> **Instructions to follow**
Copy exactly, and only, the lines between the start of the entries below and the line containing "(title) at (512,65)", both inclusive. Omit pictures.

Figure scripts
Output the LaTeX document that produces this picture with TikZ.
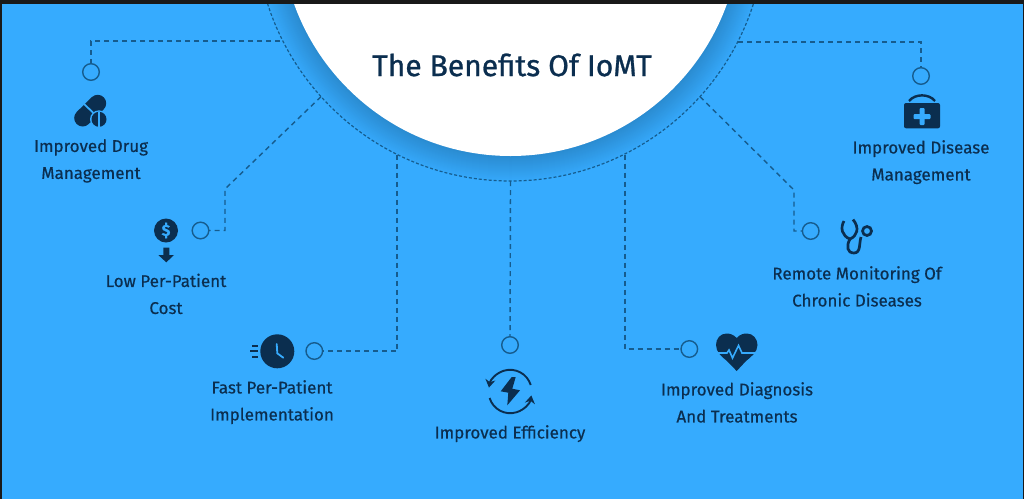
\documentclass[tikz,border=0pt]{standalone}
\usepackage{fontspec}
\setmainfont{Fira Sans}[FakeBold=0.45]
\newfontfamily\titlefont{Fira Sans}[FakeBold=0.9]
\usepackage{xcolor}
\usetikzlibrary{positioning,arrows.meta}
\definecolor{skyback}{HTML}{36ABFE}
\definecolor{ringdark}{HTML}{2A8BD0}
\definecolor{inkblue}{HTML}{0B2E4F}
\definecolor{linkblue}{HTML}{165C8E}

\begin{document}
\begin{tikzpicture}[
    x=1pt, y=-1pt,
    hub/.style={circle, draw=linkblue, line width=1.2pt, dash pattern=on 3pt off 2pt, minimum size=510pt, inner sep=0pt, outer sep=0pt},
    disc/.style={circle, fill=white, minimum size=460pt, inner sep=0pt},
    dotring/.style={circle, draw=linkblue, line width=1.4pt, minimum size=16.6pt, inner sep=0pt, outer sep=0pt},
    link/.style={draw=linkblue, line width=1.4pt, dash pattern=on 5pt off 4pt},
    benefit/.style={align=center, inner sep=0pt, text=inkblue, font=\fontsize{17}{27}\selectfont},
    icon/.style={fill=inkblue, draw=none}
]
\useasboundingbox (0,0) rectangle (1024,499);

% Background and centre
\fill[skyback] (0,0) rectangle (1024,499);
\foreach \r [evaluate=\r as \m using {100-(\r-230)*3.6}] in {255,254,...,231}
    \fill[ringdark!\m!skyback] (510.5,-74) circle[radius=\r pt];
\node[disc] (whitedisc) at (510.5,-74) {};
\node[hub] (ring) at (510.5,-74) {};
\node[text=inkblue, inner sep=0pt, font=\titlefont\fontsize{30}{36}\selectfont] (title) at (512,65) {The Benefits Of IoMT};

% Small rings
\node[dotring] (pillring) at (91,72) {};
\node[dotring] (coinring) at (200.5,230.5) {};
\node[dotring] (clockring) at (314.3,351) {};
\node[dotring] (boltring) at (510,345) {};
\node[dotring] (heartring) at (689.3,349) {};
\node[dotring] (scopering) at (810.7,231) {};
\node[dotring] (kitring) at (921,76) {};

% Icon centres
\coordinate[left=26.2pt of coinring] (coinicon);
\coordinate[left=34pt of clockring] (clockicon);
\coordinate[right=39.4pt of heartring] (hearticon);
\coordinate[right=38pt of scopering] (scopeicon);
\coordinate (coinbend) at (225,189);
\coordinate (scopebend) at (794,190);
\coordinate (pillfoot) at (280,41);
\coordinate (clockfoot) at (397,154.5);
\coordinate (heartfoot) at (625,154.5);
\coordinate (kitfoot) at (738,42);

% Connectors
\draw[link] (pillfoot) -| (pillring);
\draw[link] (ring.222) -- (coinbend) |- (coinring);
\draw[link] (clockfoot) |- (clockring);
\draw[link] (ring.south) -- (boltring);
\draw[link] (heartfoot) |- (heartring);
\draw[link] (ring.318) -- (scopebend) |- (scopering);
\draw[link] (kitfoot) -| (kitring);

% Pills
\draw[inkblue, line width=17pt, line cap=round] (82.7,118) -- (97.7,103.3);
\draw[skyback, line width=1.8pt] (84,104) -- (93.5,113);
\fill[skyback] (99,119.3) circle[radius=9pt];
\fill[icon] (99,119.3) circle[radius=7.5pt];
\draw[skyback, line width=1.5pt] (99,112) -- (99,127);

% Coin
\node[circle, icon, minimum size=24pt, inner sep=0pt, text=skyback, font=\fontsize{16}{16}\selectfont\bfseries] (coin) at (coinicon) {\$};
\fill[icon] (163.3,247.7) -- (169.3,247.7) -- (169.3,255) -- (174,255) -- (166.3,262.3) -- (158.3,255) -- (163.3,255) -- cycle;

% Clock
\fill[icon] (277.3,351.3) circle[radius=17pt];
\draw[skyback, line width=1.8pt, line cap=round] (276.7,344) -- (277.3,353.3) -- (283.3,357.7);
\foreach \ya/\xa in {346/252, 351.3/250, 356.7/252}
    \draw[inkblue, line width=2pt] (\xa,\ya) -- (258,\ya);

% Bolt
\fill[icon] (511.7,377) -- (500.7,391.3) -- (508.3,392.7) -- (507.3,405.3) -- (520,390.3) -- (512.3,388.7) -- (515.7,377) -- cycle;
\draw[inkblue, line width=1.9pt, -{Stealth[length=8pt, width=10pt]}] (530.7,385) arc[start angle=17, end angle=170, radius=21.5pt];
\draw[inkblue, line width=1.9pt, -{Stealth[length=8pt, width=10pt]}] (489.6,398) arc[start angle=197, end angle=350, radius=21.5pt];

% Heart
\fill[icon] (736.7,338) .. controls (733,334) and (729,333.5) .. (726.5,333.5) .. controls (720,333.5) and (716,339) .. (716,345) .. controls (716,352) and (722,357) .. (727,361) -- (736.7,371) -- (746,361) .. controls (751,357) and (757.5,352) .. (757.5,345) .. controls (757.5,339) and (753,333.5) .. (747,333.5) .. controls (744,333.5) and (740,334) .. (736.7,338) -- cycle;
\draw[skyback, line width=1.6pt] (714,353) -- (727,353) -- (729,350) -- (732.5,358) -- (738.5,345.5) -- (742,353) -- (759,353);

% Stethoscope
\draw[inkblue, line width=2.7pt] (844,221) .. controls (840,228) and (842,236) .. (850,239) .. controls (857,236) and (860,228) .. (853,219.5);
\draw[inkblue, line width=2.7pt] (850,239) .. controls (846,246) and (847,253) .. (854,253) .. controls (861,253) and (859,243) .. (861,237);
\draw[inkblue, line width=2.7pt] (867,231) circle[radius=4.5pt];

% Medical kit
\fill[icon, rounded corners=2pt] (904,103) rectangle (940,128.3);
\draw[inkblue, line width=2.4pt] (909,101) .. controls (915,93.5) and (929,93.5) .. (935,101);
\fill[skyback, rounded corners=1pt] (913.5,114.2) rectangle (930.5,119.2);
\fill[skyback, rounded corners=1pt] (919.5,108) rectangle (924.5,125);

% Labels
\node[benefit, below=58.7pt of pillring] (pilltext) {Improved Drug\\Management};
\node[benefit, below=43pt of coinicon] (cointext) {Low Per-Patient\\Cost};
\node[benefit, below=29pt of clockicon] (clocktext) {Fast Per-Patient\\Implementation};
\node[benefit, below=71.7pt of boltring] (bolttext) {Improved Efficiency};
\node[benefit, below=33pt of hearticon] (hearttext) {Improved Diagnosis\\And Treatments};
\node[benefit, below=35pt of scopeicon] (scopetext) {Remote Monitoring Of\\Chronic Diseases};
\node[benefit, below=55.7pt of kitring] (kittext) {Improved Disease\\Management};

% Window edges
\fill[black!90] (0,0) rectangle (1024,4);
\fill[black!90] (0,0) rectangle (1.5,499);
\fill[black!90] (1023,0) rectangle (1024,499);
\end{tikzpicture}
\end{document}
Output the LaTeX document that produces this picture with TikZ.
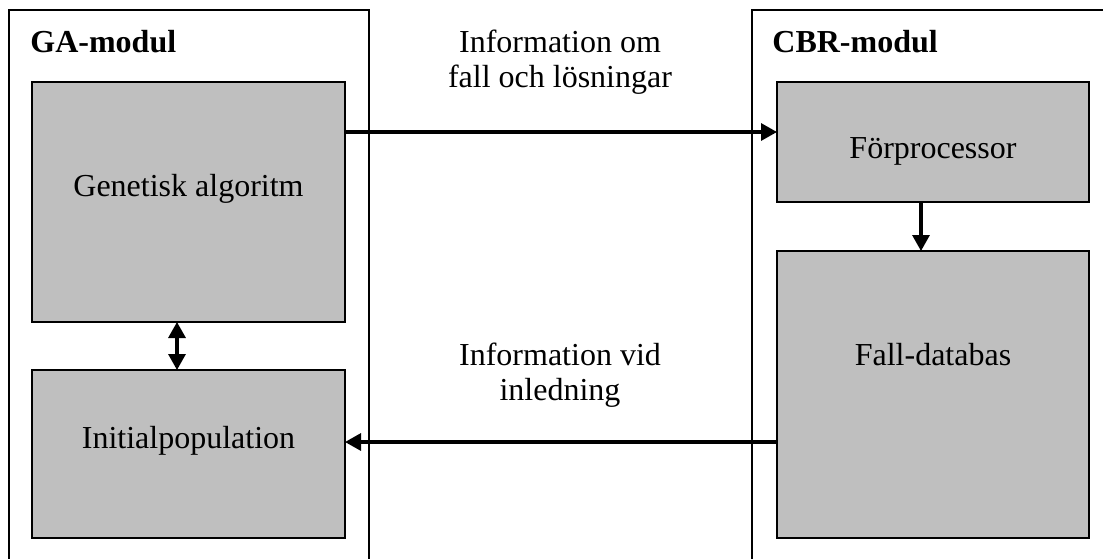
\documentclass[tikz,border=0pt]{standalone}
\usepackage{fontspec}
\setmainfont{Liberation Serif}
\usepackage{tikz}
\usetikzlibrary{arrows.meta}
\tikzset{
    modul/.style={draw, line width=1pt},
    box/.style={draw, fill=black!25, line width=0.6pt, outer sep=0pt, inner sep=0pt},
    txt/.style={font=\fontsize{16}{17.5}\selectfont, anchor=base, inner sep=0pt},
    head/.style={font=\fontsize{16}{17.5}\selectfont\bfseries, anchor=base west, inner sep=0pt},
    flow/.style={line width=1.6pt, -{Triangle[length=8pt, width=8.5pt]}},
    both/.style={line width=1.6pt, {Triangle[length=8pt, width=8.5pt]}-{Triangle[length=8pt, width=8.5pt]}},
}
\begin{document}
\begin{tikzpicture}[x=0.5pt, y=-0.5pt]
    \clip (0,0) rectangle (1103,558);
    \draw[modul] (9,10) rectangle (369,590);
    \draw[modul] (752,10) rectangle (1130,590);
    \node[head] (ga) at (30,52) {GA-modul};
    \node[head] (cbr) at (772,52) {CBR-modul};
    \node[box, minimum width=156.5pt, minimum height=120pt] (gen) at (188.5,202) {};
    \node[box, minimum width=156.5pt, minimum height=84pt] (init) at (188.5,454) {};
    \node[box, minimum width=156pt, minimum height=60pt] (pre) at (933,142) {};
    \node[box, minimum width=156pt, minimum height=143.5pt] (db) at (933,394.5) {};
    \node[txt] (gentxt) at (188.5,196) {Genetisk algoritm};
    \node[txt] (inittxt) at (188.5,448) {Initialpopulation};
    \node[txt] (pretxt) at (933,158) {Förprocessor};
    \node[txt] (dbtxt) at (933,365) {Fall-databas};
    \node[txt, align=center, anchor=north] (info1) at (560,30) {Information om\\fall och lösningar};
    \node[txt, align=center, anchor=north] (info2) at (560,343) {Information vid\\inledning};
    \draw[flow] (gen.east |- 0,132) -- (pre.west |- 0,132);
    \draw[flow] (db.west |- 0,442) -- (init.east |- 0,442);
    \draw[flow] (pre.south -| 921,0) -- (db.north -| 921,0);
    \draw[both] (gen.south -| 177,0) -- (init.north -| 177,0);
\end{tikzpicture}
\end{document}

> **Final result**
Output the LaTeX document that produces this picture with TikZ.
\documentclass[tikz,border=0pt]{standalone}
\usepackage{fontspec}
\setmainfont{Fira Sans}[FakeBold=0.45]
\newfontfamily\titlefont{Fira Sans}[FakeBold=0.9]
\usepackage{xcolor}
\usetikzlibrary{positioning,arrows.meta}
\definecolor{skyback}{HTML}{36ABFE}
\definecolor{ringdark}{HTML}{2A8BD0}
\definecolor{inkblue}{HTML}{0B2E4F}
\definecolor{linkblue}{HTML}{165C8E}

\begin{document}
\begin{tikzpicture}[
    x=1pt, y=-1pt,
    hub/.style={circle, draw=linkblue, line width=1.2pt, dash pattern=on 3pt off 2pt, minimum size=510pt, inner sep=0pt, outer sep=0pt},
    disc/.style={circle, fill=white, minimum size=460pt, inner sep=0pt},
    dotring/.style={circle, draw=linkblue, line width=1.4pt, minimum size=16.6pt, inner sep=0pt, outer sep=0pt},
    link/.style={draw=linkblue, line width=1.4pt, dash pattern=on 5pt off 4pt},
    benefit/.style={align=center, inner sep=0pt, text=inkblue, font=\fontsize{17}{27}\selectfont},
    icon/.style={fill=inkblue, draw=none}
]
\useasboundingbox (0,0) rectangle (1024,499);

% Background and centre
\fill[skyback] (0,0) rectangle (1024,499);
\foreach \r [evaluate=\r as \m using {100-(\r-230)*3.6}] in {255,254,...,231}
    \fill[ringdark!\m!skyback] (510.5,-74) circle[radius=\r pt];
\node[disc] (whitedisc) at (510.5,-74) {};
\node[hub] (ring) at (510.5,-74) {};
\node[text=inkblue, inner sep=0pt, font=\titlefont\fontsize{30}{36}\selectfont] (title) at (512,65) {The Benefits Of IoMT};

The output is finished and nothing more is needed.